WHAT TO DO
Quote every line below exactly and skip any picture.

* Begin MATERIAL PROVIDED *

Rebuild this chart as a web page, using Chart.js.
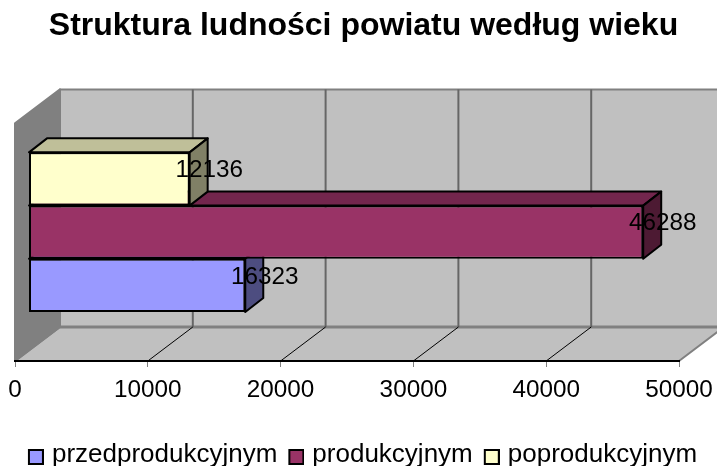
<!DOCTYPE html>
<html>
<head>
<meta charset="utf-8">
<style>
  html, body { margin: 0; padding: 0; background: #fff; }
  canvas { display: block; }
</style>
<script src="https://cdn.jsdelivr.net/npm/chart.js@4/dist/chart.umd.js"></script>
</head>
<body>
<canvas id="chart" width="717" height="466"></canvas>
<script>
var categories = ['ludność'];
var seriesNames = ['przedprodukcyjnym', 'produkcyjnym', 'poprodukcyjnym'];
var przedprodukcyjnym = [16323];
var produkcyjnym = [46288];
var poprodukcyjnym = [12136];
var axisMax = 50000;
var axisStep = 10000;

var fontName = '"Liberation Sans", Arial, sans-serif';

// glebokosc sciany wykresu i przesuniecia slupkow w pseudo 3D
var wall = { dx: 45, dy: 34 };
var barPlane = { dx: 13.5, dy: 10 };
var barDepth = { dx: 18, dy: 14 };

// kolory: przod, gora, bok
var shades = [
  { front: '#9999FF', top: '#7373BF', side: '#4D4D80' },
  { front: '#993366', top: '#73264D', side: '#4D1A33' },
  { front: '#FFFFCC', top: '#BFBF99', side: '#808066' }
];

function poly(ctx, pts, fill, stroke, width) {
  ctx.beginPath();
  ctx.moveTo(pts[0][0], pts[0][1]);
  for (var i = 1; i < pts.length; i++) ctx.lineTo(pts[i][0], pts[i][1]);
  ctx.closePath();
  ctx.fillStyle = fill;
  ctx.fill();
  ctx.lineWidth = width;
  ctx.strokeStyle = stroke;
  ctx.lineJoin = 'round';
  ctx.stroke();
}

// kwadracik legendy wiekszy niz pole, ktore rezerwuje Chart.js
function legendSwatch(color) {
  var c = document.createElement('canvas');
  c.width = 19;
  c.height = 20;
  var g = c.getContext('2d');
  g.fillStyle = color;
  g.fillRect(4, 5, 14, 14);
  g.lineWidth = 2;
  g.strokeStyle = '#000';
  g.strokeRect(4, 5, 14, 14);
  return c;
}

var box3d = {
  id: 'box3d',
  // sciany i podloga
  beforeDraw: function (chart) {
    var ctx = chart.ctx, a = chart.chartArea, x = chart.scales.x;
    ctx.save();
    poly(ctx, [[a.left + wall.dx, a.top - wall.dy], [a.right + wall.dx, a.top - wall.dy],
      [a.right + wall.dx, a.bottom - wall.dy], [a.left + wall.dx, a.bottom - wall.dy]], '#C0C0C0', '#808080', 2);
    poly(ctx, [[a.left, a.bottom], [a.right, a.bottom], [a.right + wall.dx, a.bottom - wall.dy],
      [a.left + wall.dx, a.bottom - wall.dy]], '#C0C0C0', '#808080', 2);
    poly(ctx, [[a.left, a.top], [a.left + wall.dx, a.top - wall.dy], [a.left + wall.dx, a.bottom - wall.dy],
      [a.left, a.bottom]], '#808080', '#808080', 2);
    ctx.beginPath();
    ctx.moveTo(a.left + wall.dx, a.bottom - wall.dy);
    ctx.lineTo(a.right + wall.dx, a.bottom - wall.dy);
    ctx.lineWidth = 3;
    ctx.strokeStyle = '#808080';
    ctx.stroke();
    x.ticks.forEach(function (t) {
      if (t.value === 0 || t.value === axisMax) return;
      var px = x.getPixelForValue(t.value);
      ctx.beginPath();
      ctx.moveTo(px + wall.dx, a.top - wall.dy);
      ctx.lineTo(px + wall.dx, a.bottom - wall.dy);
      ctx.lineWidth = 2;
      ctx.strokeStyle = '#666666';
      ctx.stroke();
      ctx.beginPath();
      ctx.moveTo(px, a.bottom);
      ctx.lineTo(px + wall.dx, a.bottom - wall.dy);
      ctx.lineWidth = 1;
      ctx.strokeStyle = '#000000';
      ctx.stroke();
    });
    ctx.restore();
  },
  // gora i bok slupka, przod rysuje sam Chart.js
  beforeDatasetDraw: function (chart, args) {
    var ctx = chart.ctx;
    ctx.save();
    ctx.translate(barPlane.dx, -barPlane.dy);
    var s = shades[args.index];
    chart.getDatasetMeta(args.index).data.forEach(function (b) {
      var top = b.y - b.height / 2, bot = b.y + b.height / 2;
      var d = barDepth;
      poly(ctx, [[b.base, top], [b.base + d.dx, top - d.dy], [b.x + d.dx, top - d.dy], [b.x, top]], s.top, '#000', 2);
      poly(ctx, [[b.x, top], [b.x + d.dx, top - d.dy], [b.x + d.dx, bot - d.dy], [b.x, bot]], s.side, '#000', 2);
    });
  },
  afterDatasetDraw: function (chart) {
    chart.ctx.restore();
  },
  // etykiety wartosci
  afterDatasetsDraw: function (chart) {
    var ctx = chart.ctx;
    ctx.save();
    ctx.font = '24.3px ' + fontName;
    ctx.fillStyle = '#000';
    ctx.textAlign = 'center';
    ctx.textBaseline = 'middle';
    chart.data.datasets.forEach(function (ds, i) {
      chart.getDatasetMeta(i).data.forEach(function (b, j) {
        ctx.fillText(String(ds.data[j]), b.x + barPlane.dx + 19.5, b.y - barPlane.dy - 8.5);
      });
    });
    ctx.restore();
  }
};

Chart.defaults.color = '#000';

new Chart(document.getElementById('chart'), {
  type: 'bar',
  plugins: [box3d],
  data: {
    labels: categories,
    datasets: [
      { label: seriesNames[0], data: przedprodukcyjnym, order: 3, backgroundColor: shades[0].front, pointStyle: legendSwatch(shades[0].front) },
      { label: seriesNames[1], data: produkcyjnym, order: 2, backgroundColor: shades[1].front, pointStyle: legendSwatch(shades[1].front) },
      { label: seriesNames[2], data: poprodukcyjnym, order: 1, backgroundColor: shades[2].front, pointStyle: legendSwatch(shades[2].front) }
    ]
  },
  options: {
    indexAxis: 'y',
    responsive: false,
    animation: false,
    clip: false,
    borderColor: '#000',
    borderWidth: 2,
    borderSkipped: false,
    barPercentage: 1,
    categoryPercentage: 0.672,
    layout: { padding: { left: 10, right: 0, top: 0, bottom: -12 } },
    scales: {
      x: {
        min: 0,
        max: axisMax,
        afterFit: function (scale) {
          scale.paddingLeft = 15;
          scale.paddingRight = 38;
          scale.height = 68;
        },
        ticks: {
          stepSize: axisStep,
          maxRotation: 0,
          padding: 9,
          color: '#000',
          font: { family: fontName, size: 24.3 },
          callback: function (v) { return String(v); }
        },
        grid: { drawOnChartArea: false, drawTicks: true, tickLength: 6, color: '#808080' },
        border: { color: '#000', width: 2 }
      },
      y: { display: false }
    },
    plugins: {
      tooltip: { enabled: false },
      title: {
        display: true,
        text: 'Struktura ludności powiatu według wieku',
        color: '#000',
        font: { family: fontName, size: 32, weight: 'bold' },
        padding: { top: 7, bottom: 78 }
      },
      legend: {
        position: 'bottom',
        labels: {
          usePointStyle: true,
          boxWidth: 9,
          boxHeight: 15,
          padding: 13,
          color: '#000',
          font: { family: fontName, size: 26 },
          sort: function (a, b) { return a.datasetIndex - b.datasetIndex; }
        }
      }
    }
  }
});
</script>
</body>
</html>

* End MATERIAL PROVIDED *

WORKED SOLUTION
Rebuild this chart as a web page, using Chart.js.
<!DOCTYPE html>
<html>
<head>
<meta charset="utf-8">
<style>
  html, body { margin: 0; padding: 0; background: #fff; }
  canvas { display: block; }
</style>
<script src="https://cdn.jsdelivr.net/npm/chart.js@4/dist/chart.umd.js"></script>
</head>
<body>
<canvas id="chart" width="717" height="466"></canvas>
<script>
var categories = ['ludność'];
var seriesNames = ['przedprodukcyjnym', 'produkcyjnym', 'poprodukcyjnym'];
var przedprodukcyjnym = [16323];
var produkcyjnym = [46288];
var poprodukcyjnym = [12136];
var axisMax = 50000;
var axisStep = 10000;

var fontName = '"Liberation Sans", Arial, sans-serif';

// glebokosc sciany wykresu i przesuniecia slupkow w pseudo 3D
var wall = { dx: 45, dy: 34 };
var barPlane = { dx: 13.5, dy: 10 };
var barDepth = { dx: 18, dy: 14 };

// kolory: przod, gora, bok
var shades = [
  { front: '#9999FF', top: '#7373BF', side: '#4D4D80' },
  { front: '#993366', top: '#73264D', side: '#4D1A33' },
  { front: '#FFFFCC', top: '#BFBF99', side: '#808066' }
];

function poly(ctx, pts, fill, stroke, width) {
  ctx.beginPath();
  ctx.moveTo(pts[0][0], pts[0][1]);
  for (var i = 1; i < pts.length; i++) ctx.lineTo(pts[i][0], pts[i][1]);
  ctx.closePath();
  ctx.fillStyle = fill;
  ctx.fill();
  ctx.lineWidth = width;
  ctx.strokeStyle = stroke;
  ctx.lineJoin = 'round';
  ctx.stroke();
}

// kwadracik legendy wiekszy niz pole, ktore rezerwuje Chart.js
function legendSwatch(color) {
  var c = document.createElement('canvas');
  c.width = 19;
  c.height = 20;
  var g = c.getContext('2d');
  g.fillStyle = color;
  g.fillRect(4, 5, 14, 14);
  g.lineWidth = 2;
  g.strokeStyle = '#000';
  g.strokeRect(4, 5, 14, 14);
  return c;
}

var box3d = {
  id: 'box3d',
  // sciany i podloga
  beforeDraw: function (chart) {
    var ctx = chart.ctx, a = chart.chartArea, x = chart.scales.x;
    ctx.save();
    poly(ctx, [[a.left + wall.dx, a.top - wall.dy], [a.right + wall.dx, a.top - wall.dy],
      [a.right + wall.dx, a.bottom - wall.dy], [a.left + wall.dx, a.bottom - wall.dy]], '#C0C0C0', '#808080', 2);
    poly(ctx, [[a.left, a.bottom], [a.right, a.bottom], [a.right + wall.dx, a.bottom - wall.dy],
      [a.left + wall.dx, a.bottom - wall.dy]], '#C0C0C0', '#808080', 2);
    poly(ctx, [[a.left, a.top], [a.left + wall.dx, a.top - wall.dy], [a.left + wall.dx, a.bottom - wall.dy],
      [a.left, a.bottom]], '#808080', '#808080', 2);
    ctx.beginPath();
    ctx.moveTo(a.left + wall.dx, a.bottom - wall.dy);
    ctx.lineTo(a.right + wall.dx, a.bottom - wall.dy);
    ctx.lineWidth = 3;
    ctx.strokeStyle = '#808080';
    ctx.stroke();
    x.ticks.forEach(function (t) {
      if (t.value === 0 || t.value === axisMax) return;
      var px = x.getPixelForValue(t.value);
      ctx.beginPath();
      ctx.moveTo(px + wall.dx, a.top - wall.dy);
      ctx.lineTo(px + wall.dx, a.bottom - wall.dy);
      ctx.lineWidth = 2;
      ctx.strokeStyle = '#666666';
      ctx.stroke();
      ctx.beginPath();
      ctx.moveTo(px, a.bottom);
      ctx.lineTo(px + wall.dx, a.bottom - wall.dy);
      ctx.lineWidth = 1;
      ctx.strokeStyle = '#000000';
      ctx.stroke();
    });
    ctx.restore();
  },
  // gora i bok slupka, przod rysuje sam Chart.js
  beforeDatasetDraw: function (chart, args) {
    var ctx = chart.ctx;
    ctx.save();
    ctx.translate(barPlane.dx, -barPlane.dy);
    var s = shades[args.index];
    chart.getDatasetMeta(args.index).data.forEach(function (b) {
      var top = b.y - b.height / 2, bot = b.y + b.height / 2;
      var d = barDepth;
      poly(ctx, [[b.base, top], [b.base + d.dx, top - d.dy], [b.x + d.dx, top - d.dy], [b.x, top]], s.top, '#000', 2);
      poly(ctx, [[b.x, top], [b.x + d.dx, top - d.dy], [b.x + d.dx, bot - d.dy], [b.x, bot]], s.side, '#000', 2);
    });
  },
  afterDatasetDraw: function (chart) {
    chart.ctx.restore();
  },
  // etykiety wartosci
  afterDatasetsDraw: function (chart) {
    var ctx = chart.ctx;
    ctx.save();
    ctx.font = '24.3px ' + fontName;
    ctx.fillStyle = '#000';
    ctx.textAlign = 'center';
    ctx.textBaseline = 'middle';
    chart.data.datasets.forEach(function (ds, i) {
      chart.getDatasetMeta(i).data.forEach(function (b, j) {
        ctx.fillText(String(ds.data[j]), b.x + barPlane.dx + 19.5, b.y - barPlane.dy - 8.5);
      });
    });
    ctx.restore();
  }
};

Chart.defaults.color = '#000';

new Chart(document.getElementById('chart'), {
  type: 'bar',
  plugins: [box3d],
  data: {
    labels: categories,
    datasets: [
      { label: seriesNames[0], data: przedprodukcyjnym, order: 3, backgroundColor: shades[0].front, pointStyle: legendSwatch(shades[0].front) },
      { label: seriesNames[1], data: produkcyjnym, order: 2, backgroundColor: shades[1].front, pointStyle: legendSwatch(shades[1].front) },
      { label: seriesNames[2], data: poprodukcyjnym, order: 1, backgroundColor: shades[2].front, pointStyle: legendSwatch(shades[2].front) }
    ]
  },
  options: {
    indexAxis: 'y',
    responsive: false,
    animation: false,
    clip: false,
    borderColor: '#000',
    borderWidth: 2,
    borderSkipped: false,
    barPercentage: 1,
    categoryPercentage: 0.672,
    layout: { padding: { left: 10, right: 0, top: 0, bottom: -12 } },
    scales: {
      x: {
        min: 0,
        max: axisMax,
        afterFit: function (scale) {
          scale.paddingLeft = 15;
          scale.paddingRight = 38;
          scale.height = 68;
        },
        ticks: {
          stepSize: axisStep,
          maxRotation: 0,
          padding: 9,
          color: '#000',
          font: { family: fontName, size: 24.3 },
          callback: function (v) { return String(v); }
        },
        grid: { drawOnChartArea: false, drawTicks: true, tickLength: 6, color: '#808080' },
        border: { color: '#000', width: 2 }
      },
      y: { display: false }
    },
    plugins: {
      tooltip: { enabled: false },
      title: {
        display: true,
        text: 'Struktura ludności powiatu według wieku',
        color: '#000',
        font: { family: fontName, size: 32, weight: 'bold' },
        padding: { top: 7, bottom: 78 }
      },
      legend: {
        position: 'bottom',
        labels: {
          usePointStyle: true,
          boxWidth: 9,
          boxHeight: 15,
          padding: 13,
          color: '#000',
          font: { family: fontName, size: 26 },
          sort: function (a, b) { return a.datasetIndex - b.datasetIndex; }
        }
      }
    }
  }
});
</script>
</body>
</html>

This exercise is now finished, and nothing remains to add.